July 9
GUEST: Stuart Schrader, research scientist in sociology at Johns Hopkins University, Associate Director of the Program in Racism, Immigration and Citizenship, and author of Badges Without Borders: How Global Counterinsurgency Transformed American Policing, talks about the racist connections between foreign and domestic policy when it comes to law enforcement.Badges Without Borders
I know many reformers are hesitant to go beyond immediate problems. They have good, liberal instincts, but worry about diluting their causes by looking at other societies or countries. Finding the common threads between the racist police in Baltimore and the racist IDF soldiers in the West Bank is simply off the table.

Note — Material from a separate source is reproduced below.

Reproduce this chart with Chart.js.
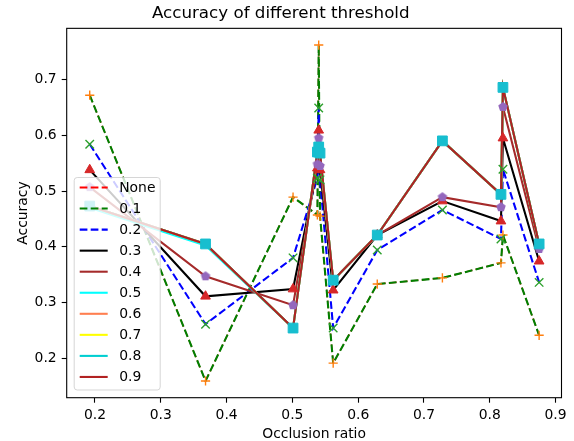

Of course, both probably received the same training. The Baltimore police even traveled to Israel to study tactics, in a country where racist brutality is reserved for the underclass of Palestinians. Are there further connections between racist cops and US foreign policy? Our country has invaded and occupied any number of countries since the World War II. Did we learn a racist viciousness killing Koreans in the 1950s, or Vietnamese in the 1960s? We certainly killed enough to learn all the tricks of subjugation and repression. The young men and women who were lucky enough to come home often enrolled in police departments, to turn their service experiences into careers. The same is true for our endless wars in the Middle East. Shooting "ragtops" in Iraq and Afghanistan is as good training as they could get in punishing people of color in the US.
So is reform the answer? Or is the question broader than that? What does American militarism in the rest of the world do to our own country's standards of social justice? Trained as killers in American colonies abroad, and sent to Israel for additional skills, what other type of policing are these new recruits capable of providing to US citizens who happen to be Black.
Our leaders and our mainstream media will never connect these dots for us. We have to work it out for ourselves, with the help of writers like Stuart Schrader.